::: Listed records :::
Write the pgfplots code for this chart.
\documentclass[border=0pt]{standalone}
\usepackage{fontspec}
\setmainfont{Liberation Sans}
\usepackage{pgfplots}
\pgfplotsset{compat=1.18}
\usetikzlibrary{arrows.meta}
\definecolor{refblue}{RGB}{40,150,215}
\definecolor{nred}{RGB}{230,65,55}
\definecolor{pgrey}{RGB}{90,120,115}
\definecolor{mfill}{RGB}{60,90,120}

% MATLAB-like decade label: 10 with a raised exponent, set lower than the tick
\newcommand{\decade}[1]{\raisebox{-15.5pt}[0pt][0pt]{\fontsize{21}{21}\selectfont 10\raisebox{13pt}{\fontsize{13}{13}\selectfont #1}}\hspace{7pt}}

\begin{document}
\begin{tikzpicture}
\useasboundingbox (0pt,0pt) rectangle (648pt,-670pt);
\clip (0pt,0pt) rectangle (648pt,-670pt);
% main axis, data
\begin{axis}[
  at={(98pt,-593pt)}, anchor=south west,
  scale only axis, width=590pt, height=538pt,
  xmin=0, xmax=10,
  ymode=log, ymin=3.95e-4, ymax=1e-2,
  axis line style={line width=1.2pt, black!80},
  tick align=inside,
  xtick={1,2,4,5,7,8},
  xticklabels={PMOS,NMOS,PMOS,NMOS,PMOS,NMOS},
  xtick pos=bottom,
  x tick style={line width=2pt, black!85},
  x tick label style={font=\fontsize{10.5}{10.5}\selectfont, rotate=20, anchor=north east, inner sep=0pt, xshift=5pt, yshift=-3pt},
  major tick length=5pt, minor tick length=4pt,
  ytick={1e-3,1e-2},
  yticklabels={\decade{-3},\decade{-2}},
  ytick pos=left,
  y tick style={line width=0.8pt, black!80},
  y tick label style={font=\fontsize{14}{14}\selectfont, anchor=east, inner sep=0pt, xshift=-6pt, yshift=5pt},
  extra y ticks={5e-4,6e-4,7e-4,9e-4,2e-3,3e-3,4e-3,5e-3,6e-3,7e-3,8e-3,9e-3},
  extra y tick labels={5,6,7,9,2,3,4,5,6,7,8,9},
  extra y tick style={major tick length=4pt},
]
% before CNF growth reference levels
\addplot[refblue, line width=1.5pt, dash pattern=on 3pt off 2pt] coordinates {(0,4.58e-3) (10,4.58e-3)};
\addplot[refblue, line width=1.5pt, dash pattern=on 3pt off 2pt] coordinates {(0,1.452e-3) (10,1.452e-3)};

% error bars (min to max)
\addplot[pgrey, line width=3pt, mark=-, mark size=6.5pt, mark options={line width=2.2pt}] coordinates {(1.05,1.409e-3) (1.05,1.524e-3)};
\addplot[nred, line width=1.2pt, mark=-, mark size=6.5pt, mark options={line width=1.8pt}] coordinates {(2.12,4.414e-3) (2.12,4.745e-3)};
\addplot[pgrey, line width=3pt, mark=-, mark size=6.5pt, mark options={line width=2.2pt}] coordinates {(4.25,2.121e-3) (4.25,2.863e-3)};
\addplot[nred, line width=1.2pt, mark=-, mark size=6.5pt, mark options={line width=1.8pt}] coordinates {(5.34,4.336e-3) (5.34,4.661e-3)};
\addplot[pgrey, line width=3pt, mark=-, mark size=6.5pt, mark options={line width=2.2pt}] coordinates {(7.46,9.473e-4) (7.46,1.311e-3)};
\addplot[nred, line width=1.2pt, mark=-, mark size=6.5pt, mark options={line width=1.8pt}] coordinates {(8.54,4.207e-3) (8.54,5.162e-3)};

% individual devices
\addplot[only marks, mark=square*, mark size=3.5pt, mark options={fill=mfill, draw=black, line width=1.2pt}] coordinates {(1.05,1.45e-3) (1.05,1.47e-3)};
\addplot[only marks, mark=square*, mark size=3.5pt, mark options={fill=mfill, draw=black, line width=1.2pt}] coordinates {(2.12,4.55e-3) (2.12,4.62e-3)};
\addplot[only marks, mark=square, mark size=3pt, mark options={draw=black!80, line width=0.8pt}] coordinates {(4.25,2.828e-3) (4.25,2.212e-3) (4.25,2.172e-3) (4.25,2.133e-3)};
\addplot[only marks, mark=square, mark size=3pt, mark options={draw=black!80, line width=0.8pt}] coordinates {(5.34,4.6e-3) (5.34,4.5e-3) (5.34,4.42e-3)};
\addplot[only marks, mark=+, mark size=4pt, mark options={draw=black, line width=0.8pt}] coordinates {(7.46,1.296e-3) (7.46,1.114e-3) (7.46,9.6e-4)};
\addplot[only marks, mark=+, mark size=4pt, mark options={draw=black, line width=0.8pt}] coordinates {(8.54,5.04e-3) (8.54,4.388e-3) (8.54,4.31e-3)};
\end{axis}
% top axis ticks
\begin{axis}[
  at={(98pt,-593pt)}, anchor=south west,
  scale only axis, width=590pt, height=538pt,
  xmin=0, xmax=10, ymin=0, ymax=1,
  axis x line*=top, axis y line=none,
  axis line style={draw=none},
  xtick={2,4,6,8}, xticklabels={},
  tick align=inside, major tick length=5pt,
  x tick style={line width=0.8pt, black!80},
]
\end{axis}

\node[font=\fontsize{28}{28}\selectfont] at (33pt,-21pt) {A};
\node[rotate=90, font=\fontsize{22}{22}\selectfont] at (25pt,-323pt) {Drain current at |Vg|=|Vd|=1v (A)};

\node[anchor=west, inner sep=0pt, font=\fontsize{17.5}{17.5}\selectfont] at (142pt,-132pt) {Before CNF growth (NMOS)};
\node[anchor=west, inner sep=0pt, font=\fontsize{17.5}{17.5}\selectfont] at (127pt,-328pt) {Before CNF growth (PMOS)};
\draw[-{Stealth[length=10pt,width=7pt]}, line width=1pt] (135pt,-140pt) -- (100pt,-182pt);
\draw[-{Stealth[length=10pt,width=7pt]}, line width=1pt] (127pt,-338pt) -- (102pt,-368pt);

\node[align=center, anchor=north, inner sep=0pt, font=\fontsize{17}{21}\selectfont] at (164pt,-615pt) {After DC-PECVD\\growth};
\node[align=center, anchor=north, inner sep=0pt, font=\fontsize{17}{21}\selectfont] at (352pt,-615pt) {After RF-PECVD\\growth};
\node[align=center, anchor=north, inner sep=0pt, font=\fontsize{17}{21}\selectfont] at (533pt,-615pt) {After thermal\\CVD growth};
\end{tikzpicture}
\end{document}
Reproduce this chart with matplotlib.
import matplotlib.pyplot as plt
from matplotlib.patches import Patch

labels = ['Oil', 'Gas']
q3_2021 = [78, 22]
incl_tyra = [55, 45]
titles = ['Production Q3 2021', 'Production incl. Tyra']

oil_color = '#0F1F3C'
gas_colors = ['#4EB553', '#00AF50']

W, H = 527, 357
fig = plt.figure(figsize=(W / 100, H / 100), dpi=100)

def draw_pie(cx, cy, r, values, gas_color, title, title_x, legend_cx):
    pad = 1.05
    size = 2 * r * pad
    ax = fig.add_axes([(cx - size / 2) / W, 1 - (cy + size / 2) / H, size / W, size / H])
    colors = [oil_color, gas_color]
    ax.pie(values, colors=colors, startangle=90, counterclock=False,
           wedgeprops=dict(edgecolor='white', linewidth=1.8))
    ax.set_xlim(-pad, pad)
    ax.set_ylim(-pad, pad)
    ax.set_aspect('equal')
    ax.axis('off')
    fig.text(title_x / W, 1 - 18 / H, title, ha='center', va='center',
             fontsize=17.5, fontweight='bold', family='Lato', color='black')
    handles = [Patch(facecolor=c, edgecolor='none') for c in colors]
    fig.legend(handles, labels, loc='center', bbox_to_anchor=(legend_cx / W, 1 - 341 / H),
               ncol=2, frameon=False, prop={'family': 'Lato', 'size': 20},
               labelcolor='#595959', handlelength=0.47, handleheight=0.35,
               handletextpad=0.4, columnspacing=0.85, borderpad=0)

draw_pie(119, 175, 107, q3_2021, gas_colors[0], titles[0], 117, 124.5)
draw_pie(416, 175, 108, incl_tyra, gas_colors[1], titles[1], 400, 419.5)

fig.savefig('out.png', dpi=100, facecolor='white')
:::
Above are the records; from them, give again exactly the lines from the one containing "Reproduce this chart with matplotlib." through the one containing "fig = plt.figure(figsize=(W", both included.

→ Written solution:
Reproduce this chart with matplotlib.
import matplotlib.pyplot as plt
from matplotlib.patches import Patch

labels = ['Oil', 'Gas']
q3_2021 = [78, 22]
incl_tyra = [55, 45]
titles = ['Production Q3 2021', 'Production incl. Tyra']

oil_color = '#0F1F3C'
gas_colors = ['#4EB553', '#00AF50']

W, H = 527, 357
fig = plt.figure(figsize=(W / 100, H / 100), dpi=100)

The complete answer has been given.